- **Given problem**: Produce an exact copy of all the data below, dropping every image.

- **Stored data**:
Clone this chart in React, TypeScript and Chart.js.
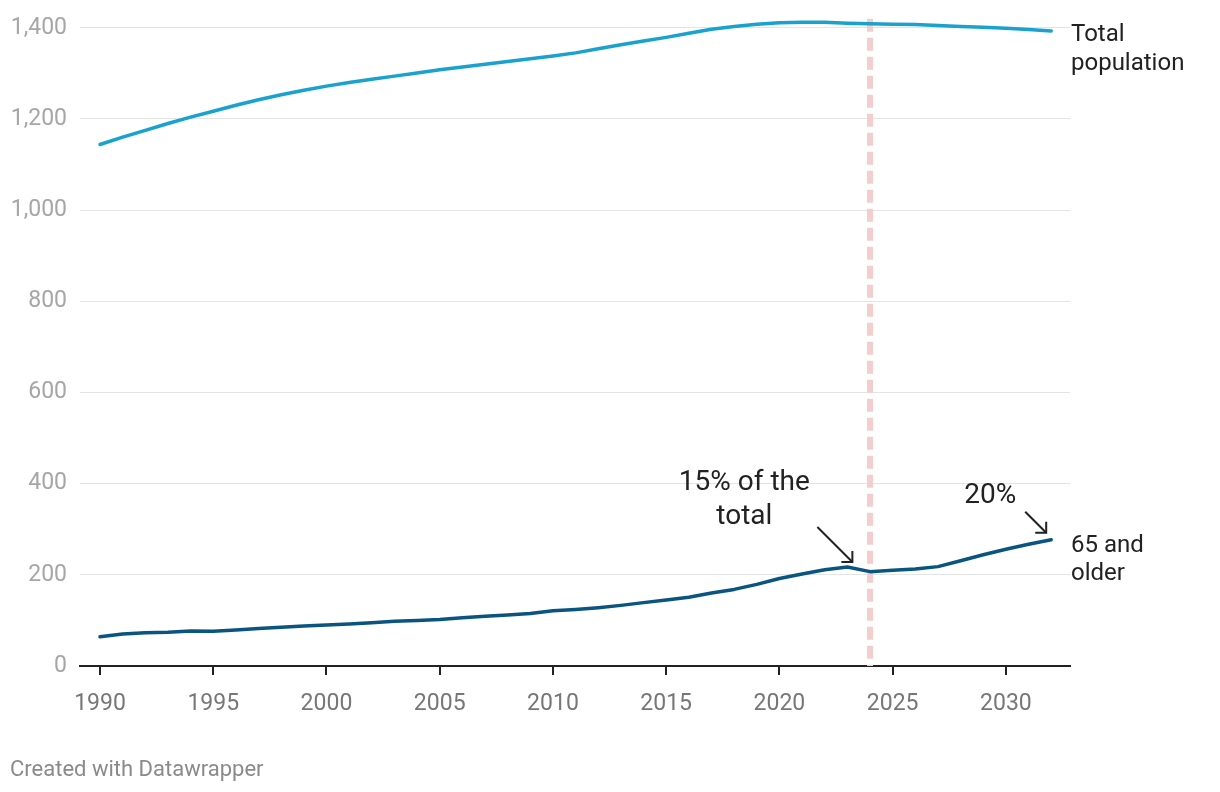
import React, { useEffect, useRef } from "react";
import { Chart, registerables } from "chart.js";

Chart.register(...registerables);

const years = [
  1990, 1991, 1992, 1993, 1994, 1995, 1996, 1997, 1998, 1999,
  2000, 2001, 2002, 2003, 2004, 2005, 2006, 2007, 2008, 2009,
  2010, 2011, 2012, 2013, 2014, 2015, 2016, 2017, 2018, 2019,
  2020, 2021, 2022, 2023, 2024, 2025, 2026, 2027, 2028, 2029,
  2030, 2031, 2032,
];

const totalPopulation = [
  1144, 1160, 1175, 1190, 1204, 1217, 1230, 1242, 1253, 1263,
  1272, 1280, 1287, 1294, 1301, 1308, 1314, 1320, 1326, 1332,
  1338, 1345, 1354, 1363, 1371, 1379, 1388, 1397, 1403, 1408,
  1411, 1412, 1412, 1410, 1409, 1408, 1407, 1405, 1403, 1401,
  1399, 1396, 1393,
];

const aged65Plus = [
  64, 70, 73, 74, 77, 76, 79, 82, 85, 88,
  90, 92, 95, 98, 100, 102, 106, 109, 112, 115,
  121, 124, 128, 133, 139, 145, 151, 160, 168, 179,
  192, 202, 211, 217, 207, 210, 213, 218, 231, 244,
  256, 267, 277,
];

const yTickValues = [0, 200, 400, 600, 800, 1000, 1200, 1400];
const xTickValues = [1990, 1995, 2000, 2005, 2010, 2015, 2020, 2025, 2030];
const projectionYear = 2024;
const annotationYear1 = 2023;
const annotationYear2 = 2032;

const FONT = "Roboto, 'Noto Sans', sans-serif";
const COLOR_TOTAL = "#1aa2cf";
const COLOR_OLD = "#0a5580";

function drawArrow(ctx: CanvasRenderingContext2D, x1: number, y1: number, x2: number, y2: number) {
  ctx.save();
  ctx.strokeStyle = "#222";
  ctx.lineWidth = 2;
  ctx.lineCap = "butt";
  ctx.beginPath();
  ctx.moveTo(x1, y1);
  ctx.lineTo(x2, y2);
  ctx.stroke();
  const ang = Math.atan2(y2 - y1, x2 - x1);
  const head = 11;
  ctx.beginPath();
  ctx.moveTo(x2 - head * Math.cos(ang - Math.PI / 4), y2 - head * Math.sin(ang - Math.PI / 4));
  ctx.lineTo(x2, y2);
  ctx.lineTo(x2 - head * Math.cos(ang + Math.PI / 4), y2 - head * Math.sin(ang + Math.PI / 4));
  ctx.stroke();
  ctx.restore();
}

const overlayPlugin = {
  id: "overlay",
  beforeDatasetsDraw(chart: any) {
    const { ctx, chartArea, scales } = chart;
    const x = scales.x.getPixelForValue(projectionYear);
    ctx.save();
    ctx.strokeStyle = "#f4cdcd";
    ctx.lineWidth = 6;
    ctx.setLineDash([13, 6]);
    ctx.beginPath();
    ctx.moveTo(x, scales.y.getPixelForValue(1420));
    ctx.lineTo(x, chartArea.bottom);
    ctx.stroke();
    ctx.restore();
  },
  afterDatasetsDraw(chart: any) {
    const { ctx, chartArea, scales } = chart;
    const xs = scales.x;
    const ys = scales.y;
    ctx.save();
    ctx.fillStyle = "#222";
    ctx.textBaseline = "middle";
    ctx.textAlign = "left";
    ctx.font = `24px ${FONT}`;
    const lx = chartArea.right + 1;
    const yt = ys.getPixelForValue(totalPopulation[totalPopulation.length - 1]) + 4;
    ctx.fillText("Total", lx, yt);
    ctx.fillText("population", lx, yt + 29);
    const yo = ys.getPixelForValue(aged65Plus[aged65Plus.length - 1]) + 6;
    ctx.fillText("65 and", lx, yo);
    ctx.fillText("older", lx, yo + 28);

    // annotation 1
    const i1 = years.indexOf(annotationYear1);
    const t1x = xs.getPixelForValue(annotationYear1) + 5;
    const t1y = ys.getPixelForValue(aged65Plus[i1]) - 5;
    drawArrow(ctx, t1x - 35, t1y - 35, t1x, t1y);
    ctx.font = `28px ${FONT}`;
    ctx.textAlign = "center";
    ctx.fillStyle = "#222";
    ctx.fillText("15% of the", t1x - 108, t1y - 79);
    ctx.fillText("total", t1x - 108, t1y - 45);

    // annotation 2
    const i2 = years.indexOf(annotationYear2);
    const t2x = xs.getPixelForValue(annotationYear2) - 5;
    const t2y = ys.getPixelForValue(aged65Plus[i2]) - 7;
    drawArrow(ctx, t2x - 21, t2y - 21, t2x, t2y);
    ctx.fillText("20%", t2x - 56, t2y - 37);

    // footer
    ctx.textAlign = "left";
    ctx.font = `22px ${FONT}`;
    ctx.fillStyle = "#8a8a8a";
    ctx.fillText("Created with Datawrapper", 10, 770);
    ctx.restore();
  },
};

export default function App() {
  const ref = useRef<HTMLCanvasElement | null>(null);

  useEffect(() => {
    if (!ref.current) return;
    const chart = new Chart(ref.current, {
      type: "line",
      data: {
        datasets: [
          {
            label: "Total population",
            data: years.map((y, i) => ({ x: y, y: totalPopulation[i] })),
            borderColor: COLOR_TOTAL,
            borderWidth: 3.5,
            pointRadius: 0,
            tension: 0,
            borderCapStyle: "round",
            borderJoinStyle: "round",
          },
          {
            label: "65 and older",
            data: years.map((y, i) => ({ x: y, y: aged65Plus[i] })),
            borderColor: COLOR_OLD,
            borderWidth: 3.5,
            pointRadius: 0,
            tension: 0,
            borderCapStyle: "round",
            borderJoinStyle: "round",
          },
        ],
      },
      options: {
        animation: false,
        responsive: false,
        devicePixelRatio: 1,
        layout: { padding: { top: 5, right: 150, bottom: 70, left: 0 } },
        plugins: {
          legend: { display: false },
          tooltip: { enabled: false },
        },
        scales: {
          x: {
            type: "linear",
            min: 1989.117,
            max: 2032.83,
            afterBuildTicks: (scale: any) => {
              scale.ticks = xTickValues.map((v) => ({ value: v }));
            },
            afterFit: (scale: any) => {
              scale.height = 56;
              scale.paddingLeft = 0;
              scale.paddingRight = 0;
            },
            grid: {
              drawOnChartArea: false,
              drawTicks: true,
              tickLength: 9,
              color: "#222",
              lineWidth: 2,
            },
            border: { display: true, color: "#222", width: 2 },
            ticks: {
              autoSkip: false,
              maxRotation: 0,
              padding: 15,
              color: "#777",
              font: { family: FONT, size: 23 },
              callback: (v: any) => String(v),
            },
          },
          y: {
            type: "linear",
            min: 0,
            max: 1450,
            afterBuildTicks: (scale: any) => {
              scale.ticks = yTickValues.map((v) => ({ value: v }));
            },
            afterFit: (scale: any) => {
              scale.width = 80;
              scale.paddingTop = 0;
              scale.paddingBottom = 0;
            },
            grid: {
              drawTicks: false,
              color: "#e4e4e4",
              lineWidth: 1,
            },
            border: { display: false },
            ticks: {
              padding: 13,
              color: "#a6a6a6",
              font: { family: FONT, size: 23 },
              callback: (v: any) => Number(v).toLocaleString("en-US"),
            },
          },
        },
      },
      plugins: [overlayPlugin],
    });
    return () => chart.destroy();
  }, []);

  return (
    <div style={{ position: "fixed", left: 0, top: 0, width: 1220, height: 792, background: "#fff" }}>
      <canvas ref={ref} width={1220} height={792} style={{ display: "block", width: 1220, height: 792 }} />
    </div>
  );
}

- **Correct response**:
Clone this chart in React, TypeScript and Chart.js.
import React, { useEffect, useRef } from "react";
import { Chart, registerables } from "chart.js";

Chart.register(...registerables);

const years = [
  1990, 1991, 1992, 1993, 1994, 1995, 1996, 1997, 1998, 1999,
  2000, 2001, 2002, 2003, 2004, 2005, 2006, 2007, 2008, 2009,
  2010, 2011, 2012, 2013, 2014, 2015, 2016, 2017, 2018, 2019,
  2020, 2021, 2022, 2023, 2024, 2025, 2026, 2027, 2028, 2029,
  2030, 2031, 2032,
];

const totalPopulation = [
  1144, 1160, 1175, 1190, 1204, 1217, 1230, 1242, 1253, 1263,
  1272, 1280, 1287, 1294, 1301, 1308, 1314, 1320, 1326, 1332,
  1338, 1345, 1354, 1363, 1371, 1379, 1388, 1397, 1403, 1408,
  1411, 1412, 1412, 1410, 1409, 1408, 1407, 1405, 1403, 1401,
  1399, 1396, 1393,
];

const aged65Plus = [
  64, 70, 73, 74, 77, 76, 79, 82, 85, 88,
  90, 92, 95, 98, 100, 102, 106, 109, 112, 115,
  121, 124, 128, 133, 139, 145, 151, 160, 168, 179,
  192, 202, 211, 217, 207, 210, 213, 218, 231, 244,
  256, 267, 277,
];

const yTickValues = [0, 200, 400, 600, 800, 1000, 1200, 1400];
const xTickValues = [1990, 1995, 2000, 2005, 2010, 2015, 2020, 2025, 2030];
const projectionYear = 2024;
const annotationYear1 = 2023;
const annotationYear2 = 2032;

const FONT = "Roboto, 'Noto Sans', sans-serif";
const COLOR_TOTAL = "#1aa2cf";
const COLOR_OLD = "#0a5580";

function drawArrow(ctx: CanvasRenderingContext2D, x1: number, y1: number, x2: number, y2: number) {
  ctx.save();
  ctx.strokeStyle = "#222";
  ctx.lineWidth = 2;
  ctx.lineCap = "butt";
  ctx.beginPath();
  ctx.moveTo(x1, y1);
  ctx.lineTo(x2, y2);
  ctx.stroke();
  const ang = Math.atan2(y2 - y1, x2 - x1);
  const head = 11;
  ctx.beginPath();
  ctx.moveTo(x2 - head * Math.cos(ang - Math.PI / 4), y2 - head * Math.sin(ang - Math.PI / 4));
  ctx.lineTo(x2, y2);
  ctx.lineTo(x2 - head * Math.cos(ang + Math.PI / 4), y2 - head * Math.sin(ang + Math.PI / 4));
  ctx.stroke();
  ctx.restore();
}

const overlayPlugin = {
  id: "overlay",
  beforeDatasetsDraw(chart: any) {
    const { ctx, chartArea, scales } = chart;
    const x = scales.x.getPixelForValue(projectionYear);
    ctx.save();
    ctx.strokeStyle = "#f4cdcd";
    ctx.lineWidth = 6;
    ctx.setLineDash([13, 6]);
    ctx.beginPath();
    ctx.moveTo(x, scales.y.getPixelForValue(1420));
    ctx.lineTo(x, chartArea.bottom);
    ctx.stroke();
    ctx.restore();
  },
  afterDatasetsDraw(chart: any) {
    const { ctx, chartArea, scales } = chart;
    const xs = scales.x;
    const ys = scales.y;
    ctx.save();
    ctx.fillStyle = "#222";
    ctx.textBaseline = "middle";
    ctx.textAlign = "left";
    ctx.font = `24px ${FONT}`;
    const lx = chartArea.right + 1;
    const yt = ys.getPixelForValue(totalPopulation[totalPopulation.length - 1]) + 4;
    ctx.fillText("Total", lx, yt);
    ctx.fillText("population", lx, yt + 29);
    const yo = ys.getPixelForValue(aged65Plus[aged65Plus.length - 1]) + 6;
    ctx.fillText("65 and", lx, yo);
    ctx.fillText("older", lx, yo + 28);

    // annotation 1
    const i1 = years.indexOf(annotationYear1);
    const t1x = xs.getPixelForValue(annotationYear1) + 5;
    const t1y = ys.getPixelForValue(aged65Plus[i1]) - 5;
    drawArrow(ctx, t1x - 35, t1y - 35, t1x, t1y);
    ctx.font = `28px ${FONT}`;
    ctx.textAlign = "center";
    ctx.fillStyle = "#222";
    ctx.fillText("15% of the", t1x - 108, t1y - 79);
    ctx.fillText("total", t1x - 108, t1y - 45);

    // annotation 2
    const i2 = years.indexOf(annotationYear2);
    const t2x = xs.getPixelForValue(annotationYear2) - 5;
    const t2y = ys.getPixelForValue(aged65Plus[i2]) - 7;
    drawArrow(ctx, t2x - 21, t2y - 21, t2x, t2y);
    ctx.fillText("20%", t2x - 56, t2y - 37);

    // footer
    ctx.textAlign = "left";
    ctx.font = `22px ${FONT}`;
    ctx.fillStyle = "#8a8a8a";
    ctx.fillText("Created with Datawrapper", 10, 770);
    ctx.restore();
  },
};

export default function App() {
  const ref = useRef<HTMLCanvasElement | null>(null);

  useEffect(() => {
    if (!ref.current) return;
    const chart = new Chart(ref.current, {
      type: "line",
      data: {
        datasets: [
          {
            label: "Total population",
            data: years.map((y, i) => ({ x: y, y: totalPopulation[i] })),
            borderColor: COLOR_TOTAL,
            borderWidth: 3.5,
            pointRadius: 0,
            tension: 0,
            borderCapStyle: "round",
            borderJoinStyle: "round",
          },
          {
            label: "65 and older",
            data: years.map((y, i) => ({ x: y, y: aged65Plus[i] })),
            borderColor: COLOR_OLD,
            borderWidth: 3.5,
            pointRadius: 0,
            tension: 0,
            borderCapStyle: "round",
            borderJoinStyle: "round",
          },
        ],
      },
      options: {
        animation: false,
        responsive: false,
        devicePixelRatio: 1,
        layout: { padding: { top: 5, right: 150, bottom: 70, left: 0 } },
        plugins: {
          legend: { display: false },
          tooltip: { enabled: false },
        },
        scales: {
          x: {
            type: "linear",
            min: 1989.117,
            max: 2032.83,
            afterBuildTicks: (scale: any) => {
              scale.ticks = xTickValues.map((v) => ({ value: v }));
            },
            afterFit: (scale: any) => {
              scale.height = 56;
              scale.paddingLeft = 0;
              scale.paddingRight = 0;
            },
            grid: {
              drawOnChartArea: false,
              drawTicks: true,
              tickLength: 9,
              color: "#222",
              lineWidth: 2,
            },
            border: { display: true, color: "#222", width: 2 },
            ticks: {
              autoSkip: false,
              maxRotation: 0,
              padding: 15,
              color: "#777",
              font: { family: FONT, size: 23 },
              callback: (v: any) => String(v),
            },
          },
          y: {
            type: "linear",
            min: 0,
            max: 1450,
            afterBuildTicks: (scale: any) => {
              scale.ticks = yTickValues.map((v) => ({ value: v }));
            },
            afterFit: (scale: any) => {
              scale.width = 80;
              scale.paddingTop = 0;
              scale.paddingBottom = 0;
            },
            grid: {
              drawTicks: false,
              color: "#e4e4e4",
              lineWidth: 1,
            },
            border: { display: false },
            ticks: {
              padding: 13,
              color: "#a6a6a6",
              font: { family: FONT, size: 23 },
              callback: (v: any) => Number(v).toLocaleString("en-US"),
            },
          },
        },
      },
      plugins: [overlayPlugin],
    });
    return () => chart.destroy();
  }, []);

  return (
    <div style={{ position: "fixed", left: 0, top: 0, width: 1220, height: 792, background: "#fff" }}>
      <canvas ref={ref} width={1220} height={792} style={{ display: "block", width: 1220, height: 792 }} />
    </div>
  );
}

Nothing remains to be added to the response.